Yaw $\theta$ describes rotation about z-axis. Pitch $\phi$ describes rotation about the y-axis. Roll $\psi$ describes rotation about the x-axis. All rotations described here are right-handed.

These three values can be used to generate a 3×3 orthonormal matrix, with a determinant of 1, that rotates any $\begin{bmatrix} x,y,z \end{bmatrix}$ vector.

To Roll a vector about the x-axis, left-multiply it by the rotation vector $R_\psi$.
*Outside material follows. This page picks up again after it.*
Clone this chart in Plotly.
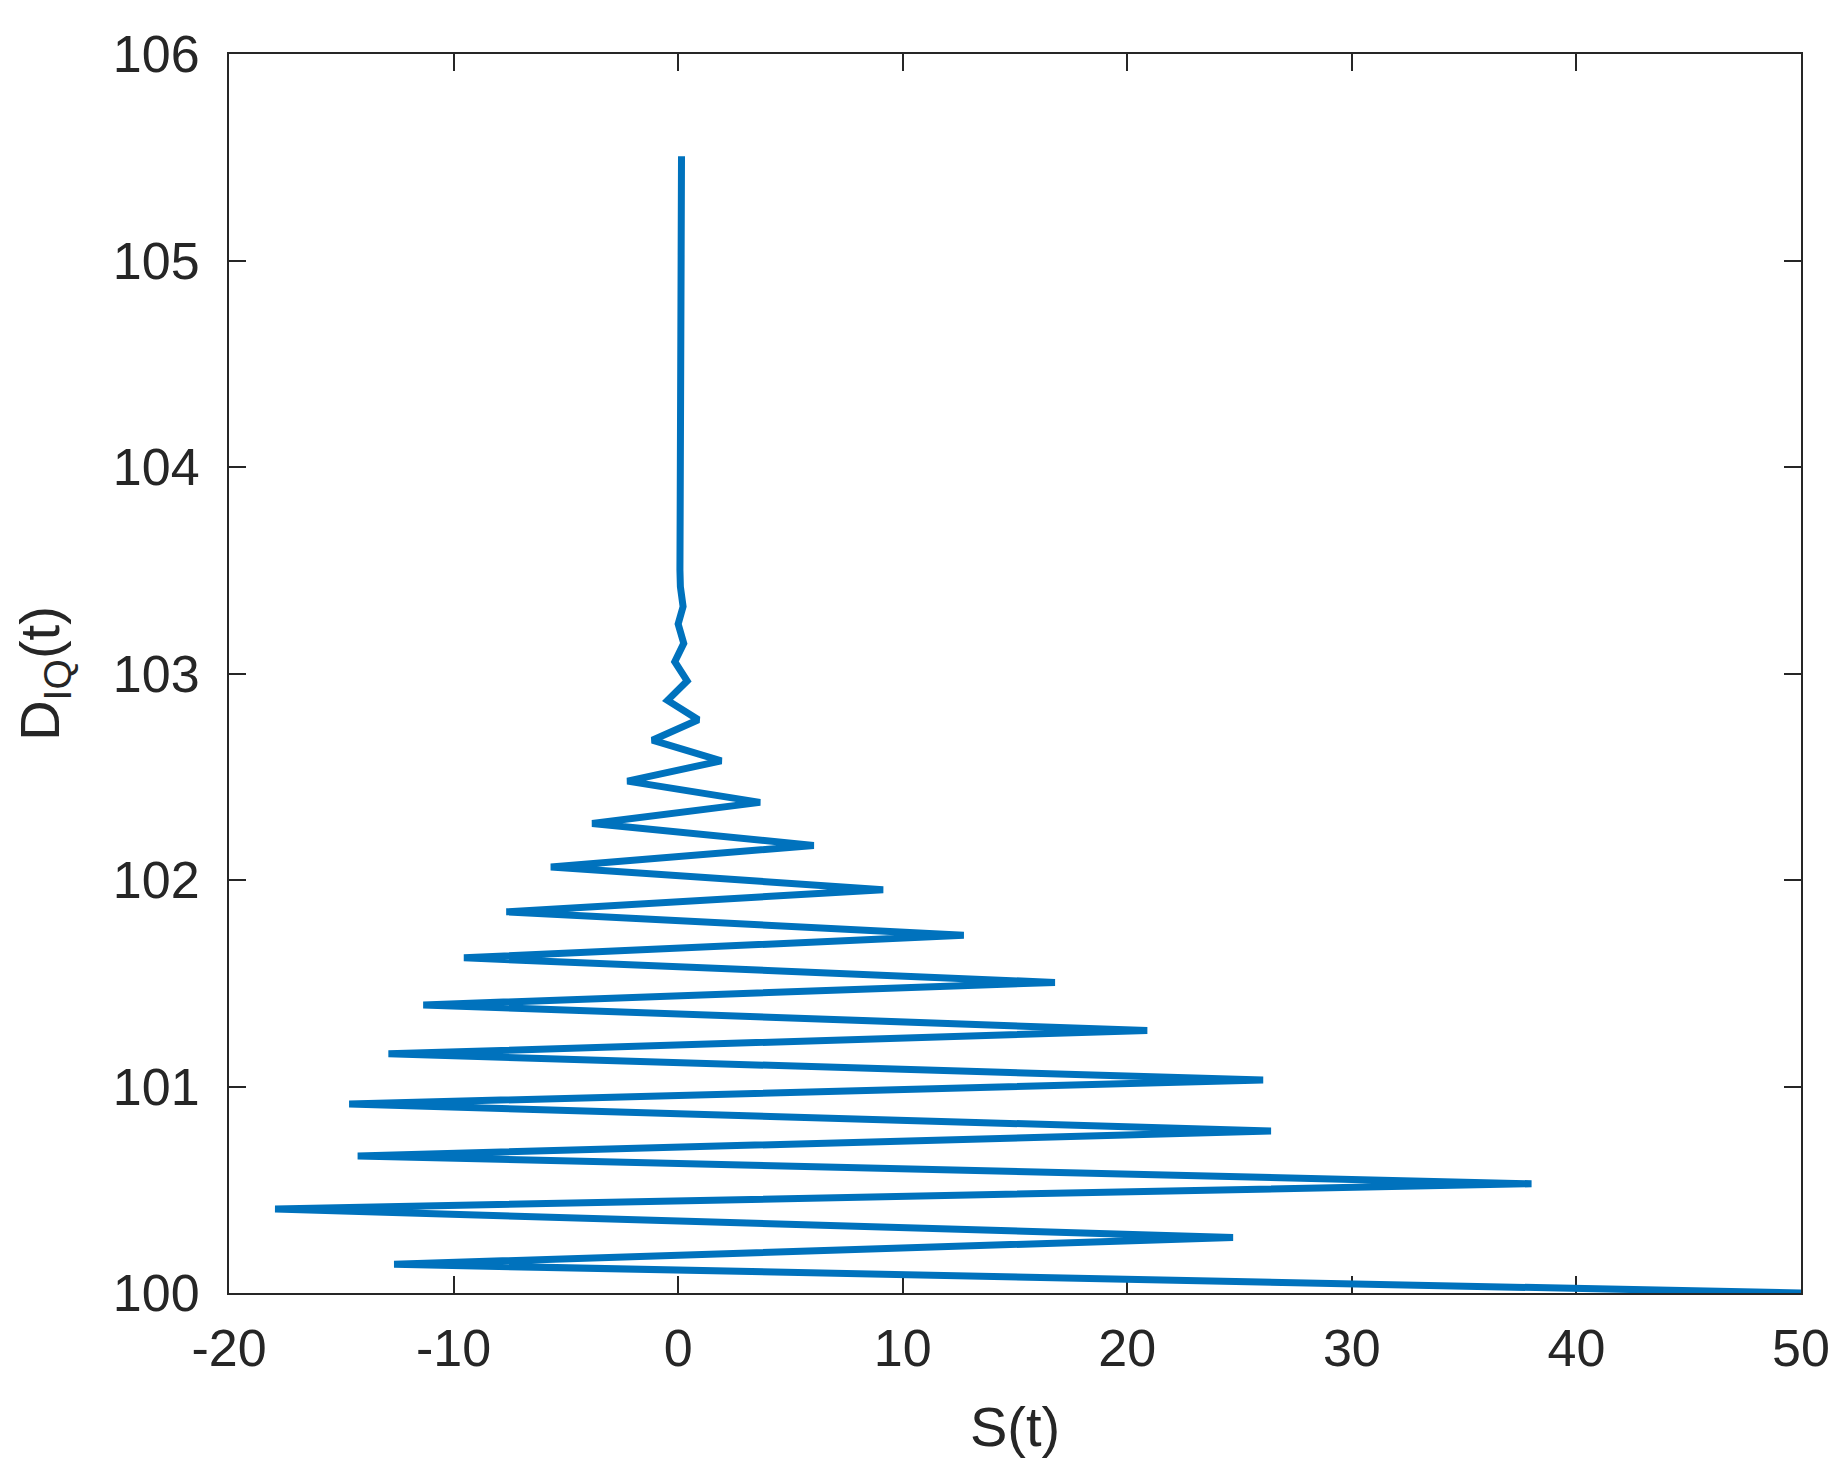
import plotly.graph_objects as go

# S(t) vs D_IQ(t), ordered along the line from the bottom
s_vals = [50, -12.65, 24.71, -17.95, 38.00, -14.27, 26.40, -14.65, 26.05, -12.90,
          20.89, -11.35, 16.78, -9.54, 12.72, -7.65, 9.13, -5.67, 6.04, -3.83,
          3.65, -2.26, 1.92, -1.15, 0.90, -0.47, 0.40, -0.15, 0.25, 0.00,
          0.22, 0.10, 0.08, 0.15]
d_vals = [100.0, 100.139, 100.269, 100.407, 100.529, 100.664, 100.784, 100.915, 101.031, 101.158,
          101.271, 101.395, 101.504, 101.623, 101.732, 101.846, 101.953, 102.063, 102.167, 102.274,
          102.376, 102.479, 102.577, 102.677, 102.776, 102.870, 102.964, 103.057, 103.146, 103.240,
          103.324, 103.42, 103.50, 105.505]

x_ticks = [-20, -10, 0, 10, 20, 30, 40, 50]
x_labels = ['-20', '-10', '0', '10', '20', '30', '40', '50']
y_ticks = [100, 101, 102, 103, 104, 105, 106]

axis_col = '#262626'
font = 'Liberation Sans, Arial, sans-serif'

fig = go.Figure()
fig.add_trace(go.Scatter(
    x=s_vals,
    y=d_vals,
    mode='lines',
    line=dict(color='#0072BD', width=7),
    showlegend=False
))

common = dict(
    showline=True, linecolor=axis_col, linewidth=2, mirror='ticks',
    ticks='inside', ticklen=17, tickwidth=2, tickcolor=axis_col,
    showgrid=False, zeroline=False, layer='below traces',
    tickfont=dict(family=font, size=52, color=axis_col),
)

fig.update_xaxes(range=[-20, 50], tickvals=x_ticks, ticktext=x_labels, ticklabelstandoff=9,
                 title=dict(text='S(t)', font=dict(family=font, size=56, color=axis_col), standoff=30),
                 **common)
fig.update_yaxes(range=[100, 106], tickvals=y_ticks, ticklabelstandoff=17,
                 title=dict(text='D<sub>IQ</sub>(t)', font=dict(family=font, size=56, color=axis_col), standoff=38),
                 **common)

# page body adds ~8px offset, so the figure is a bit smaller than the window
fig.update_layout(
    width=1837, height=1471,
    margin=dict(l=221, r=44, t=46, b=186),
    plot_bgcolor='white', paper_bgcolor='white',
)

fig.write_html("out.html")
$$ R_\psi = \begin{bmatrix} 1 & 0 & 0 \\ 0 & cos(\psi) & -sin(\psi) \\ 0 & sin(\psi) & cos(\psi) \end{bmatrix} $$

To Pitch a vector about the y-axis, left-multiply it by the rotation vector $R_\phi$.

$$ R_\phi = \begin{bmatrix} cos(\phi) & 0 & sin(\phi) \\ 0 & 1 & 0 \\ -sin(\phi) & 0 & cos(\phi) \end{bmatrix} $$

To Pitch a vector about the y-axis, left-multiply it by the rotation vector $R_\phi$.
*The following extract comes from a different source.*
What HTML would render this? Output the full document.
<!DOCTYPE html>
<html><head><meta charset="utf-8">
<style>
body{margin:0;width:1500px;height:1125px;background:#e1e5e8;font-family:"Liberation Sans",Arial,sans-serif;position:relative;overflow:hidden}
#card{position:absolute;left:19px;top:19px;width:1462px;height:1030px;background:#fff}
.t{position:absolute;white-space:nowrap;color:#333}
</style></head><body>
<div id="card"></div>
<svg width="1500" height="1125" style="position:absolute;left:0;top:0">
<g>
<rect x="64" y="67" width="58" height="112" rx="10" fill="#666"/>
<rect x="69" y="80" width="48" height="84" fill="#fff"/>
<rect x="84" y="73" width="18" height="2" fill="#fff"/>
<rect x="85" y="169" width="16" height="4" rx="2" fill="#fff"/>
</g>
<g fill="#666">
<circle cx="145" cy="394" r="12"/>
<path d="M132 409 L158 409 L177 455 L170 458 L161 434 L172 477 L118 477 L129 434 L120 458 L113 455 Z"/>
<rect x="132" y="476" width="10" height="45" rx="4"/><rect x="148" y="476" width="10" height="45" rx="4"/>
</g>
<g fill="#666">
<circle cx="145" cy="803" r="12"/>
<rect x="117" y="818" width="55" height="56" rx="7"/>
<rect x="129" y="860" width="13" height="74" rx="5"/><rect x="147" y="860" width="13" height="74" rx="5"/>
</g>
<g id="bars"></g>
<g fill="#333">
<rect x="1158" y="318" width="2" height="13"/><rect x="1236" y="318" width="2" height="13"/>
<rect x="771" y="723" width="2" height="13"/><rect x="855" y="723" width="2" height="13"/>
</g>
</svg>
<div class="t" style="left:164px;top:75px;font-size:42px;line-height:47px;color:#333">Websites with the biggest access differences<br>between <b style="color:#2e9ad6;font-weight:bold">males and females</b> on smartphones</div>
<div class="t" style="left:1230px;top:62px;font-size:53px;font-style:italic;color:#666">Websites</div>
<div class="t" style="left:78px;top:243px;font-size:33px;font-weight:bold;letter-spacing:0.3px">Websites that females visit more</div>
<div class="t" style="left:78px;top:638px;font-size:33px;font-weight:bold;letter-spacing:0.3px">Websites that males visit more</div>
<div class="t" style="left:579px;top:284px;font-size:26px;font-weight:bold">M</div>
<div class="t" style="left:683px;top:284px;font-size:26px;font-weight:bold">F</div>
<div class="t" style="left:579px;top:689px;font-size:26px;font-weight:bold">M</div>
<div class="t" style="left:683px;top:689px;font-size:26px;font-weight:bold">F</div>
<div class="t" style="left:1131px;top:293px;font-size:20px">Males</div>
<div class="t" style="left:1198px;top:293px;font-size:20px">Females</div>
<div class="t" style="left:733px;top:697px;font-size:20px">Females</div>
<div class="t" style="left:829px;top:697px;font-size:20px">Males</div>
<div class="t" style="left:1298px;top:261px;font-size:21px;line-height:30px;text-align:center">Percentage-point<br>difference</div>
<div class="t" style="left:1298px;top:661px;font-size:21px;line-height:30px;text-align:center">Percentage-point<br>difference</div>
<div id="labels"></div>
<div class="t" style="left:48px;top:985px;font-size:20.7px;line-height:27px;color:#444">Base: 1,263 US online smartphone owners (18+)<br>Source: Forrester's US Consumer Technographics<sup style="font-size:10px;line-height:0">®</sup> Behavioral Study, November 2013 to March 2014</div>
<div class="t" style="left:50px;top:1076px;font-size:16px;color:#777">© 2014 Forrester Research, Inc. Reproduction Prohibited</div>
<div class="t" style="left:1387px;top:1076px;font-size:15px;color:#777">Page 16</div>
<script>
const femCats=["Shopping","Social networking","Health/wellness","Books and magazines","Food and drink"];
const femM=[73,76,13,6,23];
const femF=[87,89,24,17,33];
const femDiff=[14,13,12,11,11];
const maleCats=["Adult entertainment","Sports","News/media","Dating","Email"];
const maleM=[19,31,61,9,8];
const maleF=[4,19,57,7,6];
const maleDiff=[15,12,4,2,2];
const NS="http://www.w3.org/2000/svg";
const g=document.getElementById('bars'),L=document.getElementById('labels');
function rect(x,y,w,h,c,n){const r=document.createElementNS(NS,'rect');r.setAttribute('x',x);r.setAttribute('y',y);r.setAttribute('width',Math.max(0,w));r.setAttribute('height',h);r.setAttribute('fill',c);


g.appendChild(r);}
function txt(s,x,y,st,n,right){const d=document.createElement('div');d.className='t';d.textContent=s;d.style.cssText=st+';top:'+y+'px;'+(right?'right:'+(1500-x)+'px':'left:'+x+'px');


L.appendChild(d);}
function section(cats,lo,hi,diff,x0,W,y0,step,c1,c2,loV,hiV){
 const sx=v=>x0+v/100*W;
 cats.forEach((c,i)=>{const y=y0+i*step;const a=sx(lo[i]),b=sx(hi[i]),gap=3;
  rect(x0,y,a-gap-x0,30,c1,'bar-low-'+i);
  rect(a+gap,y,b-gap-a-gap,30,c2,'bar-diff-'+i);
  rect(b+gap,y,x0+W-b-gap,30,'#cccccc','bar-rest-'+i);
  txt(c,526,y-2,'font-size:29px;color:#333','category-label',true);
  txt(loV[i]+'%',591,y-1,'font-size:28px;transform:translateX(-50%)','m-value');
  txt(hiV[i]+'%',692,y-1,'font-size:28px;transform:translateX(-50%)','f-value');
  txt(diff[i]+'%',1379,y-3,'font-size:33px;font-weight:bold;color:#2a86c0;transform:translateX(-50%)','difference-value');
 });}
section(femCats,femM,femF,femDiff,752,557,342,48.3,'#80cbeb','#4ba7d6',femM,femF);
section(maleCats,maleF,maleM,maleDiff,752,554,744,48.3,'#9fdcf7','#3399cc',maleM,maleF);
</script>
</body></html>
$$ R_\theta = \begin{bmatrix} cos(\theta) & -sin(\theta) & 0 \\ sin(\theta) & cos(\theta) & 0 \\ 0 & 0 & 1 \end{bmatrix} $$

A full 3D rotation includes a roll, pitch, and yaw. With these three rotations, we can describe any arbitrary orientation.

Order of operation is important. To achieve a complete rotation, the vector must be first rolled, then pitched, then yawed.

$$ R_{\psi,\phi,\theta} = R_\psi R_\phi R_\theta \\ R = \begin{bmatrix} cos(\theta) & -sin(\theta) & 0 \\ sin(\theta) & cos(\theta) & 0 \\ 0 & 0 & 1 \end{bmatrix} \begin{bmatrix} cos(\phi) & 0 & sin(\phi) \\ 0 & 1 & 0 \\ -sin(\phi) & 0 & cos(\phi) \end{bmatrix} \begin{bmatrix} 1 & 0 & 0 \\ 0 & cos(\psi) & -sin(\psi) \\ 0 & sin(\psi) & cos(\psi) \end{bmatrix} \\ R = \begin{bmatrix} cos(\theta)sin(\phi) & cos(\theta)sin(\phi)sin(\psi) - sin(\theta)cos(\psi) & cos(\theta)sin(\phi)cos(\psi) + sin(\theta)sin(\psi) \\ sin(\theta)cos(\phi) & sin(\theta)sin(\phi)sin(\psi) + cos(\theta)cos(\psi) & sin(\theta)sin(\phi)cos(\psi) - cos(\theta)sin(\psi) \\ -sin(\phi) & cos(\phi)sin(\psi) & cos(\phi)cos(\psi) \end{bmatrix} $$